--- Begin ---

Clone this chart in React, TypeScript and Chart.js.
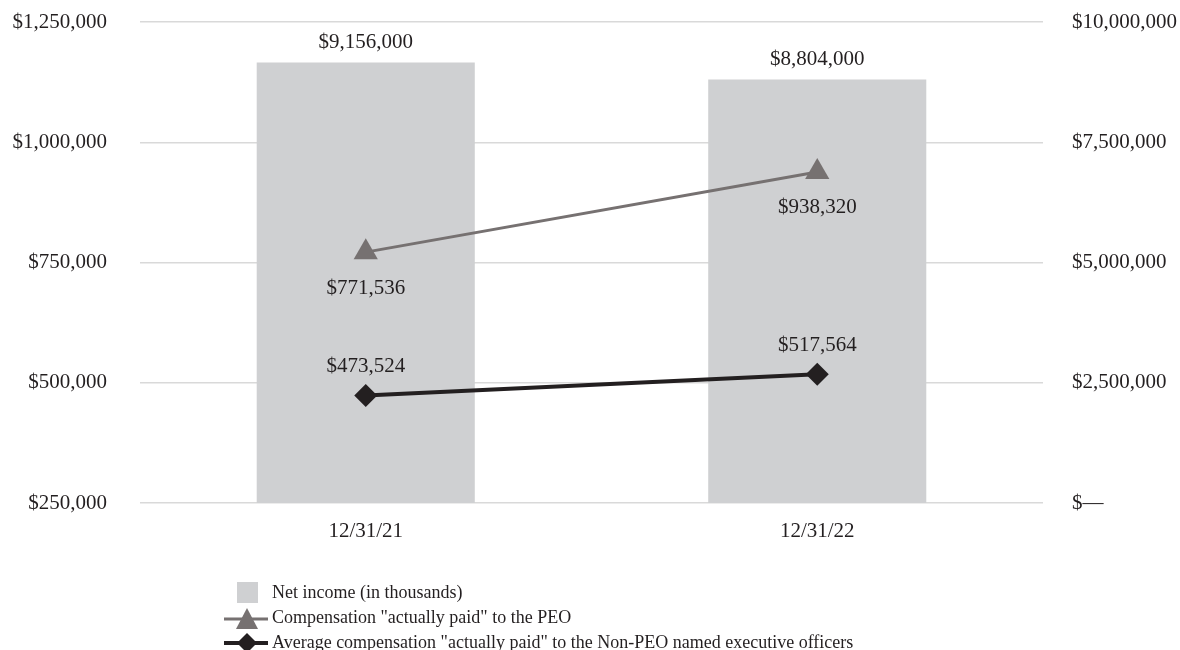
import React, { useEffect, useRef } from "react";
import { Chart, registerables } from "chart.js";

Chart.register(...registerables);

const categories = ["12/31/21", "12/31/22"];
const netIncome = [9156000, 8804000];
const peoComp = [771536, 938320];
const nonPeoComp = [473524, 517564];
const legendLabels = [
  "Net income (in thousands)",
  'Compensation "actually paid" to the PEO',
  'Average compensation "actually paid" to the Non-PEO named executive officers',
];

const FONT = '"Liberation Serif", "Times New Roman", serif';
const TEXT = "#231f20";
const BAR = "#cfd0d2";
const GRAY = "#767171";
const BLACK = "#231f20";

const fmt = (v: number) => "$" + Math.round(v).toLocaleString("en-US");

const labelPlugin = {
  id: "valueLabels",
  afterDatasetsDraw(chart: any) {
    const ctx = chart.ctx;
    ctx.save();
    ctx.font = `21px ${FONT}`;
    ctx.fillStyle = TEXT;
    ctx.textAlign = "center";
    ctx.textBaseline = "middle";
    const offsets = [-20, 36, -29];
    chart.data.datasets.forEach((ds: any, di: number) => {
      const meta = chart.getDatasetMeta(di);
      meta.data.forEach((el: any, i: number) => {
        ctx.fillText(fmt(ds.data[i]), el.x, el.y + offsets[di]);
      });
    });
    ctx.restore();
  },
};

const legendPlugin = {
  id: "customLegend",
  afterDraw(chart: any) {
    const ctx = chart.ctx;
    ctx.save();
    ctx.font = `18px ${FONT}`;
    ctx.textAlign = "left";
    ctx.textBaseline = "middle";
    const tx = 272;
    const rows = [593, 618, 643];
    ctx.fillStyle = BAR;
    ctx.fillRect(237, rows[0] - 11, 21, 21);
    ctx.strokeStyle = GRAY;
    ctx.lineWidth = 3;
    ctx.beginPath();
    ctx.moveTo(224, rows[1] + 1);
    ctx.lineTo(268, rows[1] + 1);
    ctx.stroke();
    ctx.fillStyle = GRAY;
    ctx.beginPath();
    ctx.moveTo(247, rows[1] - 10);
    ctx.lineTo(258, rows[1] + 11);
    ctx.lineTo(236, rows[1] + 11);
    ctx.closePath();
    ctx.fill();
    ctx.strokeStyle = BLACK;
    ctx.lineWidth = 4;
    ctx.beginPath();
    ctx.moveTo(224, rows[2]);
    ctx.lineTo(268, rows[2]);
    ctx.stroke();
    ctx.fillStyle = BLACK;
    ctx.beginPath();
    ctx.moveTo(247, rows[2] - 10);
    ctx.lineTo(257, rows[2]);
    ctx.lineTo(247, rows[2] + 10);
    ctx.lineTo(237, rows[2]);
    ctx.closePath();
    ctx.fill();
    ctx.fillStyle = TEXT;
    legendLabels.forEach((t, i) => ctx.fillText(t, tx, rows[i]));
    ctx.restore();
  },
};

export default function App() {
  const ref = useRef<HTMLCanvasElement | null>(null);
  useEffect(() => {
    if (!ref.current) return;
    const chart = new Chart(ref.current, {
      type: "bar",
      data: {
        labels: categories,
        datasets: [
          {
            type: "bar",
            label: legendLabels[0],
            data: netIncome,
            backgroundColor: BAR,
            yAxisID: "y1",
            barPercentage: 0.483,
            categoryPercentage: 1,
            order: 3,
          } as any,
          {
            type: "line",
            label: legendLabels[1],
            data: peoComp,
            borderColor: GRAY,
            borderWidth: 3,
            pointStyle: "triangle",
            pointRadius: 14,
            pointBackgroundColor: GRAY,
            pointBorderWidth: 0,
            yAxisID: "y",
            order: 2,
          },
          {
            type: "line",
            label: legendLabels[2],
            data: nonPeoComp,
            borderColor: BLACK,
            borderWidth: 4,
            pointStyle: "rectRot",
            pointRadius: 11.5,
            pointBackgroundColor: BLACK,
            pointBorderWidth: 0,
            yAxisID: "y",
            order: 1,
          },
        ],
      },
      options: {
        responsive: false,
        animation: false,
        layout: { padding: { top: 22, bottom: 0, left: 0, right: 0 } },
        plugins: {
          legend: { display: false },
          tooltip: { enabled: false },
        },
        scales: {
          x: {
            grid: { display: false, drawTicks: false },
            border: { display: false },
            ticks: {
              color: TEXT,
              font: { family: FONT, size: 21 },
              padding: 16,
            },
            afterFit(scale: any) {
              scale.height = 147;
              scale.paddingLeft = 0;
              scale.paddingRight = 0;
            },
          },
          y: {
            position: "left",
            min: 250000,
            max: 1250000,
            grid: { color: "#d9d9d9", lineWidth: 1.5, drawTicks: false },
            border: { display: false },
            ticks: {
              stepSize: 250000,
              color: TEXT,
              font: { family: FONT, size: 21 },
              padding: 33,
              callback: (v: any) => fmt(Number(v)),
            },
            afterFit(scale: any) {
              scale.width = 140;
              scale.paddingTop = 0;
              scale.paddingBottom = 0;
            },
          },
          y1: {
            position: "right",
            min: 0,
            max: 10000000,
            grid: { display: false, drawTicks: false },
            border: { display: false },
            ticks: {
              stepSize: 2500000,
              color: TEXT,
              font: { family: FONT, size: 21 },
              padding: 29,
              callback: (v: any) => (Number(v) === 0 ? "$\u2014" : fmt(Number(v))),
            },
            afterFit(scale: any) {
              scale.width = 137;
              scale.paddingTop = 0;
              scale.paddingBottom = 0;
            },
          },
        },
      },
      plugins: [labelPlugin, legendPlugin],
    });
    return () => chart.destroy();
  }, []);
  return (
    <div style={{ position: "absolute", left: 0, top: 0, width: 1180, height: 650, background: "#fff" }}>
      <canvas ref={ref} width={1180} height={650} style={{ display: "block" }} />
    </div>
  );
}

--- End ---

■ Given exercise ■
Every line from the start of the listing above through the line with "const fmt = (v: number)" should be repeated exactly; skip the pictures and add nothing else.

■ Solution for this exercise ■
Clone this chart in React, TypeScript and Chart.js.
import React, { useEffect, useRef } from "react";
import { Chart, registerables } from "chart.js";

Chart.register(...registerables);

const categories = ["12/31/21", "12/31/22"];
const netIncome = [9156000, 8804000];
const peoComp = [771536, 938320];
const nonPeoComp = [473524, 517564];
const legendLabels = [
  "Net income (in thousands)",
  'Compensation "actually paid" to the PEO',
  'Average compensation "actually paid" to the Non-PEO named executive officers',
];

const FONT = '"Liberation Serif", "Times New Roman", serif';
const TEXT = "#231f20";
const BAR = "#cfd0d2";
const GRAY = "#767171";
const BLACK = "#231f20";

const fmt = (v: number) => "$" + Math.round(v).toLocaleString("en-US");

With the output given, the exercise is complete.